En outre, dans le contexte de tension sur la ressource, pouvoir analyser de façon prospective l’évolution des besoins en eau pour chaque usage à différentes échelles territoriales pour une gestion durable de la ressource, devient une nécessité. L’outil STRATEAU en cours de développement aidera à la réalisation de différents scénarios d’évolution de la demande en eau pour les différents usages.
Intégrer eau et aménagement des territoires
Penser les risques liés à l’eau, penser la rareté de la ressource, nous amène inévitablement à un changement de paradigme en termes d’aménagement. L’eau doit être au cœur même des politiques d’aménagement des territoires notamment parce qu’elle est un intrant dimensionnant de leurs potentialités d’accueil par les contraintes et les limites qu’elle génère en termes de risques comme de disponibilité de la ressource.
Dans le contexte de changement climatique, il est primordial de renouer les liens entre eau et aménagement des territoires. Réduire l’imperméabilisation des sols et favoriser la reperméabilisation en végétalisant les surfaces rend possible l’infiltration de l’eau de pluie dans le sol au plus près de l’endroit où elle tombe, ce qui freine les écoulements et diminue le risque d’inondation et la pollution des milieux aquatiques. Outre sa participation à la restauration du cycle naturel de l’eau, la végétalisation des sols, grâce à l’évapotranspiration, contribue au rafraîchissement urbain.

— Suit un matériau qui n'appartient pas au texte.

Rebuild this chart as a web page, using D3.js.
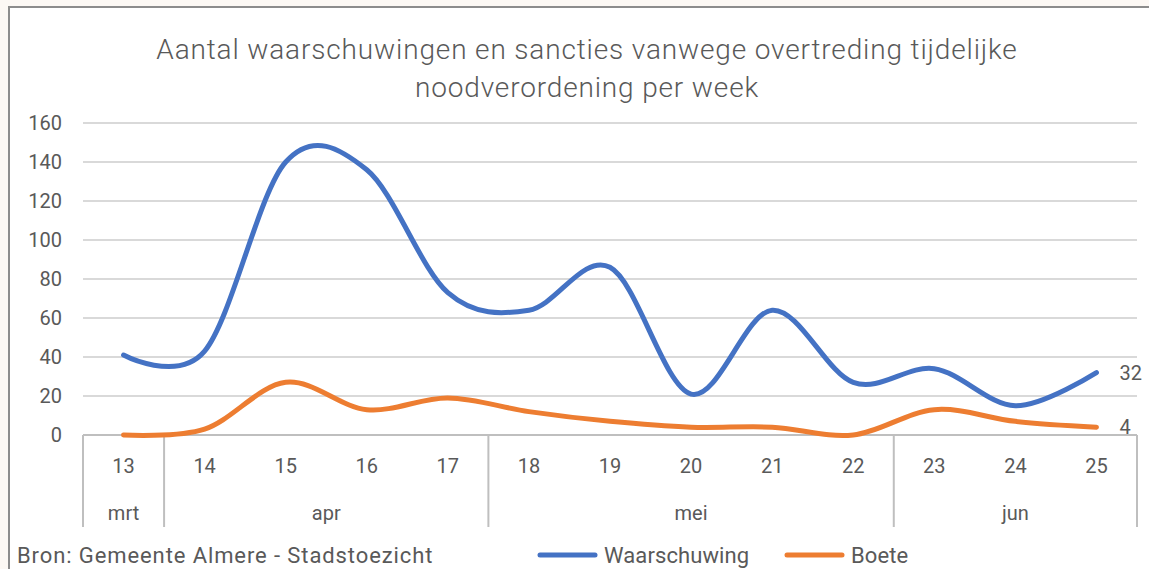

L’eau de pluie ainsi intégrée dans le paysage urbain devient une ressource favorisant le retour de la nature en ville. Ces solutions d’aménagement fondées sur la nature (SFN) apportent de multiples co-bénéfices tels que préservation et restauration de la biodiversité, aménités paysagères et cadre de vie, lutte contre les îlots de chaleur…
[1] IPCC (2023), “Synthesis report of the IPCC sixth assessment report (AR6)”, longer report, 20 mars, p. 6.
[3] https://www.ecologie.gouv.fr/trajectoire-rechauffementreference-ouverture-consultation-publique
[4] SALLES D. (2022), "Repenser l’eau à l’heure du changement climatique", Responsabilité & environnement - Annales des Mines, n°106, pp. 32-36.
[5] https://www.un.org/fr/climatechange/science/climate-issues/water
[6] https://meteofrance.com/changement-climatique/observer/changement-climatique-eau-et-secheresses
[7] Développé par le Cerema.
[9] https://www.normandie.developpement-durable.gouv.fr/IMG/pdf/ecodo-guide-bonnes-pratiques-web.pdf
[10] Synthèse du groupe de travail national "Eaux non conventionnelles" co-piloté par les ministères de la Transition écologique et de la Cohésion des territoires (MTECT) et de la Santé et de la Prévention (MSP) et animé par l’Astee, https://www.astee.org/publications/favoriser-le-recours-aux-eaux-non-conventionnelles/
[11] Réutilisation des eaux usées traitées. Le panorama français, Cerema, 2020, 46 pages (article de présentation).
[12] Financé par le Programme LIFE de l’Union européenne, le ministère de la Transition écologique (MTE), le ministère de la Cohésion des territoires et des Relations avec les collectivités territoriales (MCT) et piloté par l’Office français de la biodiversité (OFB).
[13] CEPRI (2022), Guide SafN Artisan – Les solutions d’adaptation fondées sur la nature pour prévenir les risques d’inondation, CEPRI, 76 pages.